Judge Sets Trial Date in Axl Rose Lawsuit Vs. Activision
A Los Angeles Superior Court judge is allowing Axl Rose to pursue a $20 million lawsuit against video game publisher Activision Blizzard over allegedly breaching a deal not to include former Guns N' Roses bandmate Slash in Guitar Hero III: Legends of Rock.
The lawsuit was filed in November by Rose, who alleged that Activision fraudulently induced Rose into authorizing "Welcome to the Jungle" for use in the game by telling him in negotiations that it wouldn't feature ex-guitarist Saul Hudson (aka Slash).
"[Activision] began spinning a web of lies and deception to conceal its true intentions to not only feature Slash and VR prominently in GH III but also promote the game by emphasizing and reinforcing an association between Slash and Guns N' Roses and the band's song 'Welcome to the Jungle,' " the complaint states.
At a conference this month with attorneys, Judge Charles Palmer scheduled a trial for January 23, 2012, according to the Edmonton Sun.
Rose isn't the only musician pursuing Activision for allegedly going too far with licensed rights.
Gwen Stefani and No Doubt have similar claims pending against Activision after its game "Band Hero" let game-players do stuff with their avatars they didn't appreciate.

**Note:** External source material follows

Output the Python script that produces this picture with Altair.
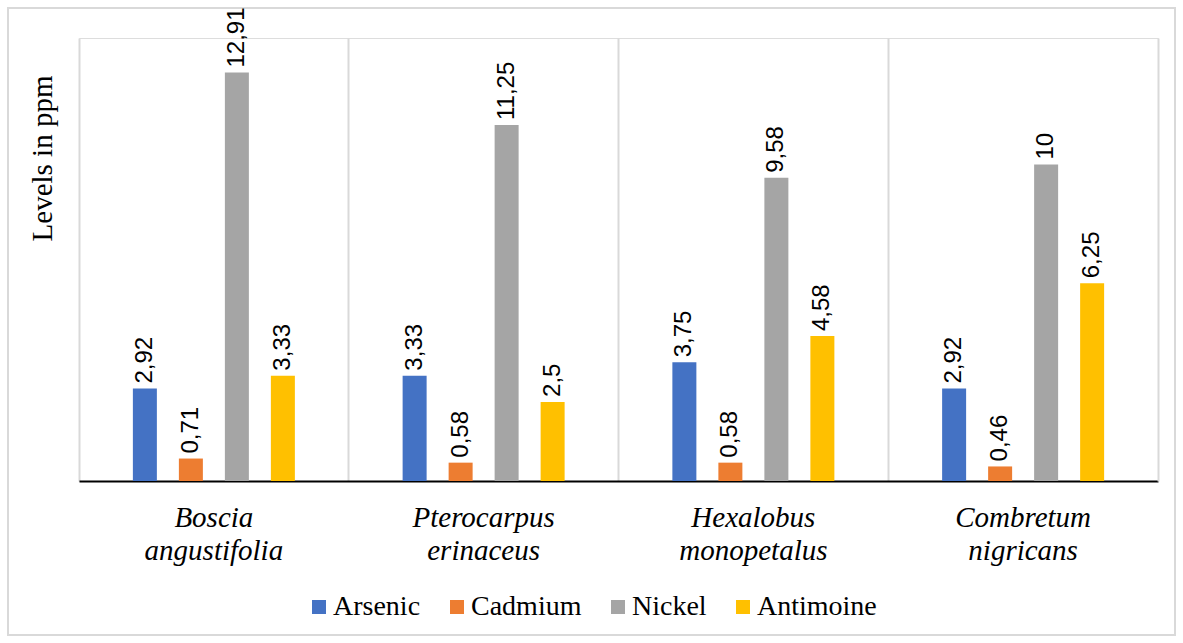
import altair as alt
import pandas as pd

species = ["Boscia angustifolia", "Pterocarpus erinaceus", "Hexalobus monopetalus", "Combretum nigricans"]
metals = ["Arsenic", "Cadmium", "Nickel", "Antimoine"]
arsenic = [2.92, 3.33, 3.75, 2.92]
cadmium = [0.71, 0.58, 0.58, 0.46]
nickel = [12.91, 11.25, 9.58, 10]
antimoine = [3.33, 2.5, 4.58, 6.25]
colors = ["#4472C4", "#ED7D31", "#A5A5A5", "#FFC000"]

rows = []
for m, vals in zip(metals, [arsenic, cadmium, nickel, antimoine]):
    for s, v in zip(species, vals):
        rows.append({"species": s, "metal": m, "value": v})
df = pd.DataFrame(rows)

W, H = 1079, 443
serif = "Liberation Serif"
sans = "Liberation Sans"

x_enc = alt.X("species:N", sort=species,
              scale=alt.Scale(paddingInner=0, paddingOuter=0),
              axis=alt.Axis(title=None, orient="bottom", labelExpr="split(datum.label, ' ')",
                            labelFont=serif, labelFontSize=29, labelFontStyle="italic",
                            labelColor="black", labelLineHeight=33, labelPadding=22,
                            ticks=False, domainColor="black", domainWidth=2, grid=False,
                            labelAngle=0))
xo_scale = alt.Scale(paddingInner=0.136, paddingOuter=1)
xo_enc = alt.XOffset("metal:N", sort=metals, scale=xo_scale)
y_enc = alt.Y("value:Q", scale=alt.Scale(domain=[0, 14], nice=False, zero=True),
              axis=alt.Axis(title="Levels in ppm", orient="left", labels=False, ticks=False,
                            domain=False, grid=False, titleFont=serif, titleFontSize=29,
                            titleFontWeight="normal", titleColor="black", titleAngle=270,
                            titleX=-37, titleY=120, titleAlign="center", titleBaseline="middle"))

bars = alt.Chart(df).mark_bar(width=24).encode(
    x=x_enc, xOffset=xo_enc, y=y_enc,
    color=alt.Color("metal:N", sort=metals, scale=alt.Scale(domain=metals, range=colors),
                    legend=alt.Legend(title=None, orient="none", direction="horizontal",
                                      legendX=226, legendY=555, symbolType="square",
                                      symbolSize=196, symbolStrokeWidth=0, labelFont=serif,
                                      labelFontSize=28, labelColor="black", columnPadding=22,
                                      labelOffset=0)),
)

grid = alt.Chart(df).mark_bar(opacity=0).encode(
    x=alt.X("species:N", sort=species,
            axis=alt.Axis(title=None, orient="top", labels=False, ticks=False, domain=False,
                          grid=True, gridColor="#d9d9d9", gridWidth=2, bandPosition=0)),
    y=alt.Y("value:Q", axis=alt.Axis(title=None, orient="right", labels=False, ticks=False,
                                     grid=False, domain=True, domainColor="#d9d9d9",
                                     domainWidth=2)),
)

labels = alt.Chart(df).transform_calculate(
    lab="replace(toString(datum.value), '.', ',')"
).mark_text(angle=270, align="left", baseline="middle", dx=5, font=sans, fontSize=24,
            color="black").encode(
    x=alt.X("species:N", sort=species, axis=None),
    xOffset=alt.XOffset("metal:N", sort=metals),
    y=alt.Y("value:Q", axis=None), text="lab:N",
)

frame = alt.Chart(alt.Data(values=[{"a": 1}])).mark_rect(
    fillOpacity=0, stroke="#d9d9d9", strokeWidth=2
).encode(x=alt.value(-71), x2=alt.value(1096), y=alt.value(-30), y2=alt.value(597))

chart = alt.layer(frame, grid, bars, labels).resolve_axis(x="independent", y="independent").properties(
    width=W, height=H,
    autosize=alt.AutoSizeParams(type="none"),
    padding={"left": 79, "top": 38, "right": 25, "bottom": 162},
).configure_view(stroke=None).configure(background="white")

chart.save("out.html", embed_options={"renderer": "svg", "actions": False})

After No Doubt sued the game publisher for violating a deal by allowing gamers to have Stefani sing about prostitutes in a male voice and make unrealistic dance moves, Activision struck back with an anti-SLAPP motion that attempted to get the lawsuit dismissed for stifling its free speech.
Last month, a California appeals court rejected Activision's moves to dismiss the case, also setting it on track for a trial.